Pictures do not belong in your copy. Repeat all the other data exactly.
══════════════════════════════
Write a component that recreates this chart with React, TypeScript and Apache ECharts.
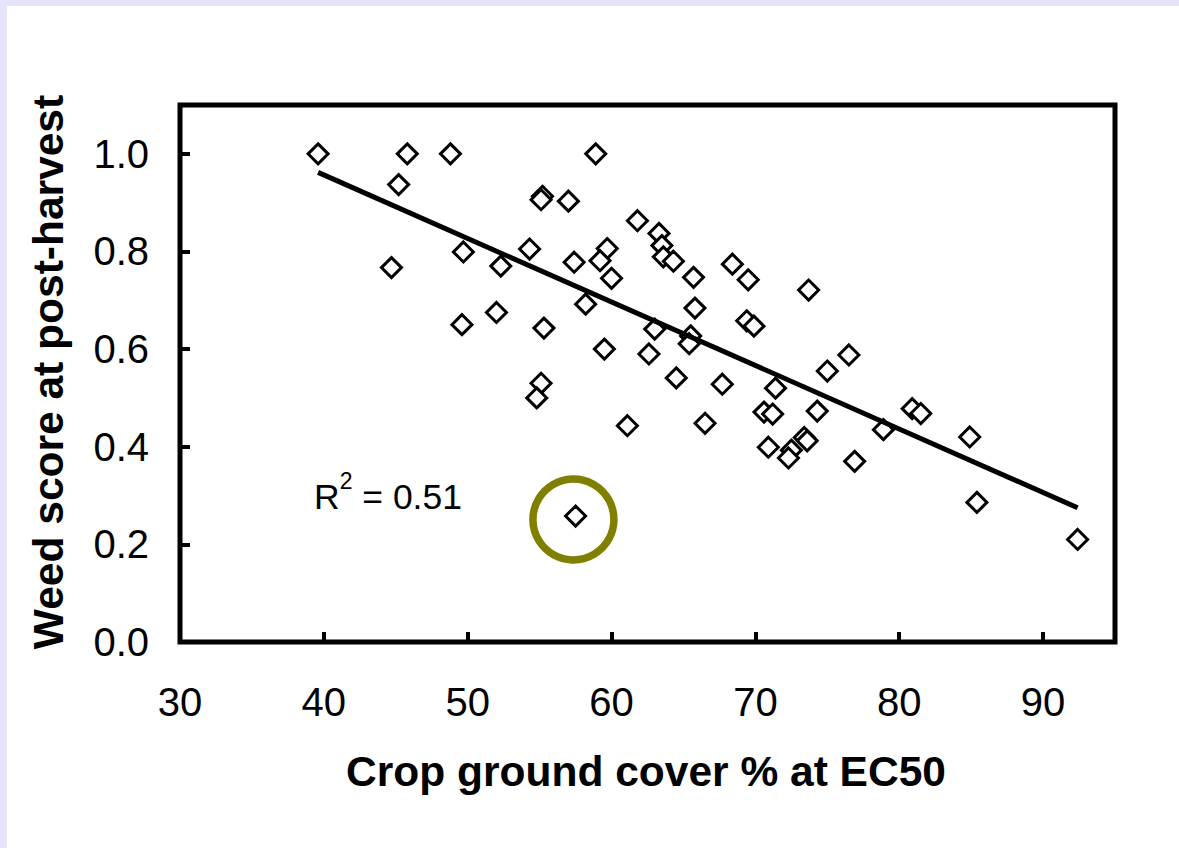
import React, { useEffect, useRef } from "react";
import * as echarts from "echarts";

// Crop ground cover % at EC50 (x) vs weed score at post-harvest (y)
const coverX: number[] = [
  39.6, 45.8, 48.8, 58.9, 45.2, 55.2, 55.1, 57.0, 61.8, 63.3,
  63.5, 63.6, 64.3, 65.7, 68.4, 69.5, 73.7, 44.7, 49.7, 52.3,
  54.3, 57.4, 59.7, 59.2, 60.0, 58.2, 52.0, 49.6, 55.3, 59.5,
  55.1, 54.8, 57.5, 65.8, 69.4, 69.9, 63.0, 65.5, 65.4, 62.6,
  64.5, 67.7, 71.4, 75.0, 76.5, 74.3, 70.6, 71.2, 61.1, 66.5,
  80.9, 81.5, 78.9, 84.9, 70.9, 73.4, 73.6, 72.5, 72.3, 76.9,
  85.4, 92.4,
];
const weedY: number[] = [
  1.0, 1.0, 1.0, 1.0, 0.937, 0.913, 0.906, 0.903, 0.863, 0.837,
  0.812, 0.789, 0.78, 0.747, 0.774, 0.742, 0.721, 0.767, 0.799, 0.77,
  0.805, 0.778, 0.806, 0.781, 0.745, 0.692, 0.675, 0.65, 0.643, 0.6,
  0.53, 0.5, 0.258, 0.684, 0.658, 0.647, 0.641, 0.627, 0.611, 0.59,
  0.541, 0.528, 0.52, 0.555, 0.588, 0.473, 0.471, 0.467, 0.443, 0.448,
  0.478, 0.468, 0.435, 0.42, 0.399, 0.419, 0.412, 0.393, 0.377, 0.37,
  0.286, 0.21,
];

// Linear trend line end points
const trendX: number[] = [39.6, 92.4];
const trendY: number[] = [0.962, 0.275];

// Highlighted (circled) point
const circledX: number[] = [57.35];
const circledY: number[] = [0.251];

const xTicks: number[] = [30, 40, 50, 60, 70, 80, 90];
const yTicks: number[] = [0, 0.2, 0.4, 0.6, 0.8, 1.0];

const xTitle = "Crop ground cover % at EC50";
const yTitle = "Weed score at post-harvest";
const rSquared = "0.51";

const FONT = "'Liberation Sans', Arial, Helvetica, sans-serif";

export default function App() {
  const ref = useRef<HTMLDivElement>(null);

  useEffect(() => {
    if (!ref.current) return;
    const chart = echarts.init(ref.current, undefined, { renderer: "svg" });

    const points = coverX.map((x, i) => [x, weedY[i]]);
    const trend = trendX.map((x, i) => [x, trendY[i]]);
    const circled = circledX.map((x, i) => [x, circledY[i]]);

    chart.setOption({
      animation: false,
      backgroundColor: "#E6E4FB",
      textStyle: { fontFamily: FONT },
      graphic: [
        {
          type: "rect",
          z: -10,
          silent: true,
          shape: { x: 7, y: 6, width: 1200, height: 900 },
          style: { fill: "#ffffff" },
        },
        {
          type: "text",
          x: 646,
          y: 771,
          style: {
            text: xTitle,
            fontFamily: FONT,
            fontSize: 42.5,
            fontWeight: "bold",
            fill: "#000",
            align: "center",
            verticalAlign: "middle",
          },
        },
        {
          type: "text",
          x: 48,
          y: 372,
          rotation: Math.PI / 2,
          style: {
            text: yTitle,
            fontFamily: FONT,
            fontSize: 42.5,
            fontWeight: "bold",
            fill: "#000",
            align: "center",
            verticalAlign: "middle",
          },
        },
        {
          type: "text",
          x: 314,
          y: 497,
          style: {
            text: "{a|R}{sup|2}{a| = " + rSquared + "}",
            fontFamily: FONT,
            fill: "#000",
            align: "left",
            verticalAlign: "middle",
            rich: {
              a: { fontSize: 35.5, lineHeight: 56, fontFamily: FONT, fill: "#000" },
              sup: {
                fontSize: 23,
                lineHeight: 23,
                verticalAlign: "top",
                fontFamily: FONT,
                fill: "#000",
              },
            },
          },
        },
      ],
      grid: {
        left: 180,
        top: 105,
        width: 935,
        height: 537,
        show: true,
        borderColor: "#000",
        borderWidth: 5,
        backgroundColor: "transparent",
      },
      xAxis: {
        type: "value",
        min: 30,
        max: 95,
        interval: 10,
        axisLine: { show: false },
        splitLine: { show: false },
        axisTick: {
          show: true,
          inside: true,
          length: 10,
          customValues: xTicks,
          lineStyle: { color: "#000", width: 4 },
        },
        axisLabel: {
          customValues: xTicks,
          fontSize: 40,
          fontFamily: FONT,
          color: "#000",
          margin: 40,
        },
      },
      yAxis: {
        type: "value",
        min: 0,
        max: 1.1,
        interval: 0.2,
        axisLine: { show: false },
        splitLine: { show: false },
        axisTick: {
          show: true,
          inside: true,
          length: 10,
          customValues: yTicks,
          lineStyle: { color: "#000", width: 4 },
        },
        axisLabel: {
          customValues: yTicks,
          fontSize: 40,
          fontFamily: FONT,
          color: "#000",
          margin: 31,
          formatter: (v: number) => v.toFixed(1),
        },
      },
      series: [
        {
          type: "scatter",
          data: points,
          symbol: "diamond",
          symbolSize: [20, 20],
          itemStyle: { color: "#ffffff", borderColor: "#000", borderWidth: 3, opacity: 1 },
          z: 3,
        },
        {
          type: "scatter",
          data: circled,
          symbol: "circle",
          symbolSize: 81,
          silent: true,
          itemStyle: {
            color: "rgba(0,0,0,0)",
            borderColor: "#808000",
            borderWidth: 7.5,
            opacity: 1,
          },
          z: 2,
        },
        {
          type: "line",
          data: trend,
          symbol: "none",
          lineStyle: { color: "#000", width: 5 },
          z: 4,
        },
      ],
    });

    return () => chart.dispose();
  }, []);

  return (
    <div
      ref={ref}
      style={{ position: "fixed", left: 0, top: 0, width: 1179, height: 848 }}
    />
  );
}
══════════════════════════════
### Result of this task
Write a component that recreates this chart with React, TypeScript and Apache ECharts.
import React, { useEffect, useRef } from "react";
import * as echarts from "echarts";

// Crop ground cover % at EC50 (x) vs weed score at post-harvest (y)
const coverX: number[] = [
  39.6, 45.8, 48.8, 58.9, 45.2, 55.2, 55.1, 57.0, 61.8, 63.3,
  63.5, 63.6, 64.3, 65.7, 68.4, 69.5, 73.7, 44.7, 49.7, 52.3,
  54.3, 57.4, 59.7, 59.2, 60.0, 58.2, 52.0, 49.6, 55.3, 59.5,
  55.1, 54.8, 57.5, 65.8, 69.4, 69.9, 63.0, 65.5, 65.4, 62.6,
  64.5, 67.7, 71.4, 75.0, 76.5, 74.3, 70.6, 71.2, 61.1, 66.5,
  80.9, 81.5, 78.9, 84.9, 70.9, 73.4, 73.6, 72.5, 72.3, 76.9,
  85.4, 92.4,
];
const weedY: number[] = [
  1.0, 1.0, 1.0, 1.0, 0.937, 0.913, 0.906, 0.903, 0.863, 0.837,
  0.812, 0.789, 0.78, 0.747, 0.774, 0.742, 0.721, 0.767, 0.799, 0.77,
  0.805, 0.778, 0.806, 0.781, 0.745, 0.692, 0.675, 0.65, 0.643, 0.6,
  0.53, 0.5, 0.258, 0.684, 0.658, 0.647, 0.641, 0.627, 0.611, 0.59,
  0.541, 0.528, 0.52, 0.555, 0.588, 0.473, 0.471, 0.467, 0.443, 0.448,
  0.478, 0.468, 0.435, 0.42, 0.399, 0.419, 0.412, 0.393, 0.377, 0.37,
  0.286, 0.21,
];

// Linear trend line end points
const trendX: number[] = [39.6, 92.4];
const trendY: number[] = [0.962, 0.275];

// Highlighted (circled) point
const circledX: number[] = [57.35];
const circledY: number[] = [0.251];

const xTicks: number[] = [30, 40, 50, 60, 70, 80, 90];
const yTicks: number[] = [0, 0.2, 0.4, 0.6, 0.8, 1.0];

const xTitle = "Crop ground cover % at EC50";
const yTitle = "Weed score at post-harvest";
const rSquared = "0.51";

const FONT = "'Liberation Sans', Arial, Helvetica, sans-serif";

export default function App() {
  const ref = useRef<HTMLDivElement>(null);

  useEffect(() => {
    if (!ref.current) return;
    const chart = echarts.init(ref.current, undefined, { renderer: "svg" });

    const points = coverX.map((x, i) => [x, weedY[i]]);
    const trend = trendX.map((x, i) => [x, trendY[i]]);
    const circled = circledX.map((x, i) => [x, circledY[i]]);

    chart.setOption({
      animation: false,
      backgroundColor: "#E6E4FB",
      textStyle: { fontFamily: FONT },
      graphic: [
        {
          type: "rect",
          z: -10,
          silent: true,
          shape: { x: 7, y: 6, width: 1200, height: 900 },
          style: { fill: "#ffffff" },
        },
        {
          type: "text",
          x: 646,
          y: 771,
          style: {
            text: xTitle,
            fontFamily: FONT,
            fontSize: 42.5,
            fontWeight: "bold",
            fill: "#000",
            align: "center",
            verticalAlign: "middle",
          },
        },
        {
          type: "text",
          x: 48,
          y: 372,
          rotation: Math.PI / 2,
          style: {
            text: yTitle,
            fontFamily: FONT,
            fontSize: 42.5,
            fontWeight: "bold",
            fill: "#000",
            align: "center",
            verticalAlign: "middle",
          },
        },
        {
          type: "text",
          x: 314,
          y: 497,
          style: {
            text: "{a|R}{sup|2}{a| = " + rSquared + "}",
            fontFamily: FONT,
            fill: "#000",
            align: "left",
            verticalAlign: "middle",
            rich: {
              a: { fontSize: 35.5, lineHeight: 56, fontFamily: FONT, fill: "#000" },
              sup: {
                fontSize: 23,
                lineHeight: 23,
                verticalAlign: "top",
                fontFamily: FONT,
                fill: "#000",
              },
            },
          },
        },
      ],
      grid: {
        left: 180,
        top: 105,
        width: 935,
        height: 537,
        show: true,
        borderColor: "#000",
        borderWidth: 5,
        backgroundColor: "transparent",
      },
      xAxis: {
        type: "value",
        min: 30,
        max: 95,
        interval: 10,
        axisLine: { show: false },
        splitLine: { show: false },
        axisTick: {
          show: true,
          inside: true,
          length: 10,
          customValues: xTicks,
          lineStyle: { color: "#000", width: 4 },
        },
        axisLabel: {
          customValues: xTicks,
          fontSize: 40,
          fontFamily: FONT,
          color: "#000",
          margin: 40,
        },
      },
      yAxis: {
        type: "value",
        min: 0,
        max: 1.1,
        interval: 0.2,
        axisLine: { show: false },
        splitLine: { show: false },
        axisTick: {
          show: true,
          inside: true,
          length: 10,
          customValues: yTicks,
          lineStyle: { color: "#000", width: 4 },
        },
        axisLabel: {
          customValues: yTicks,
          fontSize: 40,
          fontFamily: FONT,
          color: "#000",
          margin: 31,
          formatter: (v: number) => v.toFixed(1),
        },
      },
      series: [
        {
          type: "scatter",
          data: points,
          symbol: "diamond",
          symbolSize: [20, 20],
          itemStyle: { color: "#ffffff", borderColor: "#000", borderWidth: 3, opacity: 1 },
          z: 3,
        },
        {
          type: "scatter",
          data: circled,
          symbol: "circle",
          symbolSize: 81,
          silent: true,
          itemStyle: {
            color: "rgba(0,0,0,0)",
            borderColor: "#808000",
            borderWidth: 7.5,
            opacity: 1,
          },
          z: 2,
        },
        {
          type: "line",
          data: trend,
          symbol: "none",
          lineStyle: { color: "#000", width: 5 },
          z: 4,
        },
      ],
    });

    return () => chart.dispose();
  }, []);

  return (
    <div
      ref={ref}
      style={{ position: "fixed", left: 0, top: 0, width: 1179, height: 848 }}
    />
  );
}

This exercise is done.